Глава отдела плавно повернулся на каблуках дорогих ботинок и подошел к массивному бару из красного дерева. Хрустальная пробка графина издала тихий, мелодичный звон. На дно тяжелого бокала плеснул коллекционный односолодовый виски. Напиток, выдержанный в дубовых бочках дольше, чем длится жизнь среднестатистического оперативника наружного наблюдения.
Крид сделал крошечный глоток, перекатывая янтарную жидкость на языке, и опустился в глубокое кожаное кресло.
На полированной столешнице, в идеальном геометрическом порядке, лежала тонкая картонная папка. Внутри находились всего три листа машинописного текста, отпечатанного на желтоватой бумаге. Скупой, сухой рапорт псковской агентуры.
Древний монстр прикрыл глаза, анализируя прочитанное. На его тонких, бескровных губах заиграла снисходительная, ледяная полуулыбка.
«Объект интегрировался в социум. Легализация прошла успешно. Устроен на должность хирурга в областную клиническую больницу. Ведет замкнутый, но внешне социально-приемлемый образ жизни. Проявляет высокую профессиональную активность. Контактов с криминальными структурами не зафиксировано…»
Змиенко думал, что сбежал. Думал, что обманул систему, стер свою личность, забился в глубокую, засыпанную снегом провинциальную нору и начал жизнь с абсолютно чистого листа. Улыбается наивным ткачихам, штопает псковских трактористов, пьет растворимый кофе в ординаторской и считает себя свободным от незримых нитей Комитета.
Какой очаровательный, трогательный, наивный самообман.
Виктор открыл холодные голубые глаза и посмотрел на свет сквозь граненый хрусталь бокала. Создание идеального инструмента всегда требовало радикальных мер. Чтобы выковать из мягкого золота разящий, не знающий сомнений клинок, требовалось пламя. И куратор обеспечил самую высокую температуру, выжег в душе столичного врача всё человеческое: привязанность к отцу, любовь к сбежавшей Лере, дружбу с погибшей Мэй.
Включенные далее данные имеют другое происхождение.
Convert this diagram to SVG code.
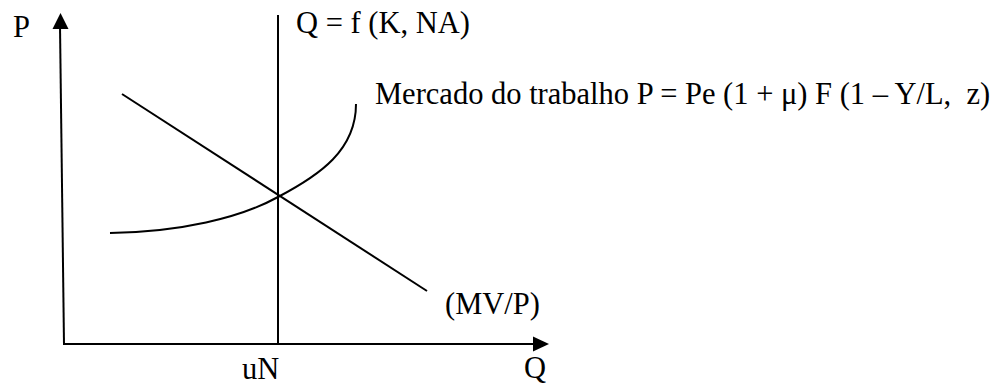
<svg xmlns="http://www.w3.org/2000/svg" width="999" height="385" viewBox="0 0 999 385">
<style>
.ln{stroke:#000;stroke-width:2;fill:none}
.t{font-family:"Liberation Serif","Times New Roman",serif;font-size:30.5px;fill:#000;white-space:pre}
</style>
<rect width="999" height="385" fill="#fff"/>
<g id="connectors">
<line class="ln" x1="60" y1="26" x2="64" y2="344"/>
<polygon points="60.5,13 52.5,29 68.5,29" fill="#000"/>
<line class="ln" x1="63" y1="344" x2="536" y2="344"/>
<polygon points="549,344 533,336.5 533,351.5" fill="#000"/>
<line class="ln" x1="278" y1="15" x2="278" y2="344"/>
<line class="ln" x1="122" y1="94" x2="427" y2="291"/>
<path class="ln" d="M110,233 C180,232 240,218 278,197 C320,175 356,150 356,104"/>
</g>
<g id="labels">
<text class="t" x="13" y="37">P</text>
<text class="t" x="296" y="33">Q = f (K, NA)</text>
<text class="t" x="375" y="104" xml:space="preserve">Mercado do trabalho P = Pe (1 + μ) F (1 – Y/L,  z)</text>
<text class="t" x="445" y="314">(MV/P)</text>
<text class="t" x="242" y="379">uN</text>
<text class="t" x="524" y="378">Q</text>
</g>
</svg>
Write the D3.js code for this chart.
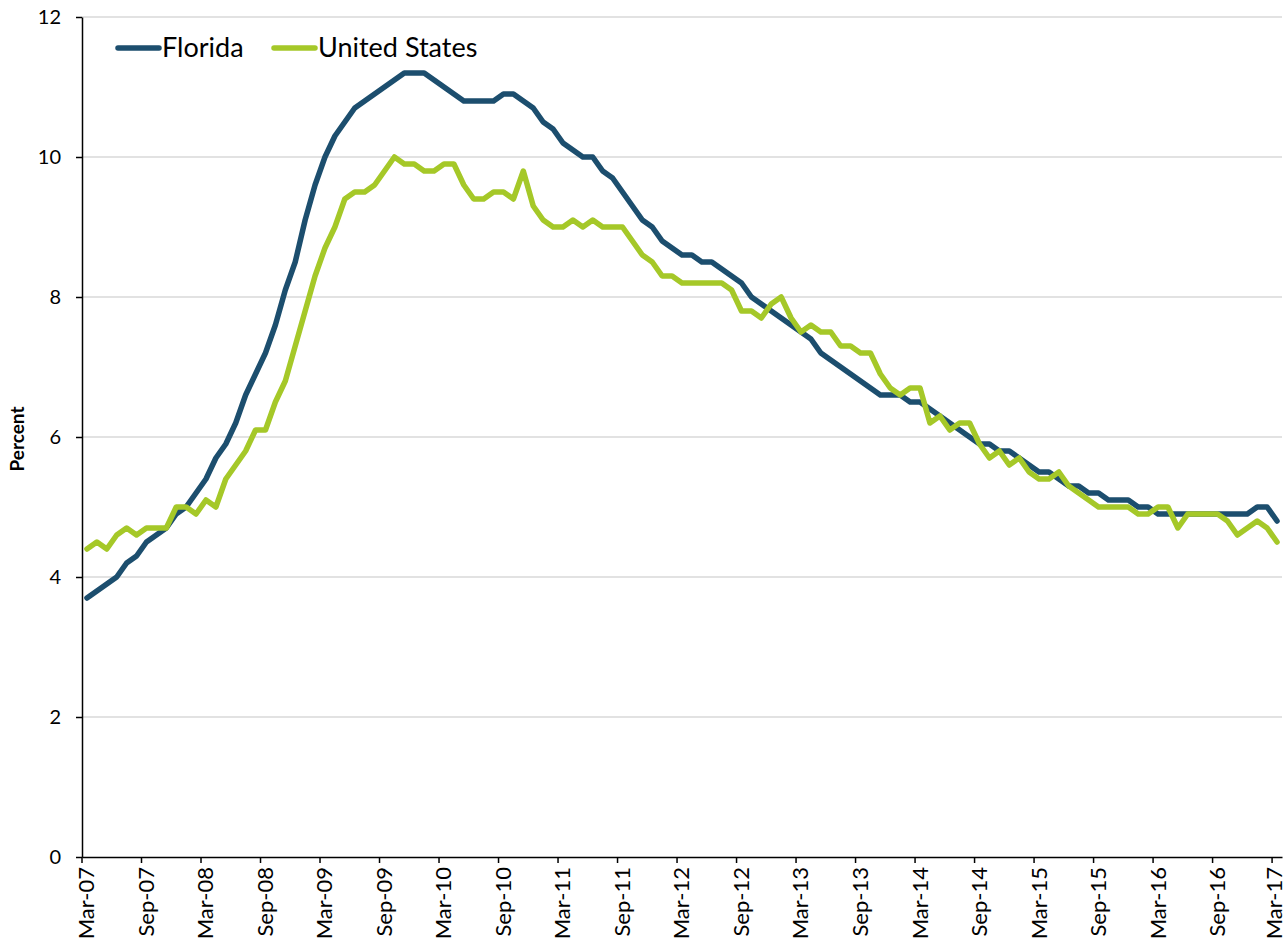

Куратор поставил недопитый виски на стол. Разве можно сбежать от того, кто контролирует саму матрицу этого мира?
Псковская ссылка была не побегом. Это был инкубатор. Место, где кровоточащие раны покроются толстым слоем непробиваемой, лишенной нервных окончаний рубцовой ткани. Там, в тишине бедных областных операционных, среди запаха дешевой хлорки и автоклавов, врач будет прятать свою пустоту за циничными, заученными улыбками. Будет убеждать себя, что спасение чужих жизней искупает его собственные грехи.
Но Крид знал человеческую (и нечеловеческую) природу лучше, чем кто-либо на этой планете. Хирург не может не резать. Альфонсо — хищник, который посадил себя на цепь травоедов. Иллюзия нормальности, эта светлая, картонная советская жизнь среди обывателей, рано или поздно начнет его душить. Пустота внутри потребует настоящей пищи. Адреналина. Власти над жизнью и смертью. Того самого холодного, божественного превосходства, к которому его так заботливо приучил двадцать восьмой отдел.
Глава отдела плавно поднялся с кресла, поправляя манжеты безупречного костюма.
Он не собирался отправлять в Псков ликвидаторов или возвращать беглеца силой. Зачем портить такой роскошный, саморегулирующийся эксперимент? Когда этот день настанет, когда Змию станет тошнотворно скучно перебирать чужие аппендиксы, он сам, по собственной воле, вернется в Москву. Придет в Комитет не из мести, а потому, что только Крид сможет дать ему материал, достойный его гения.
У бессмертного было в запасе сколько угодно времени, чтобы дождаться возвращения своего лучшего пса. И до тех пор пусть мальчик поиграет в спасителя.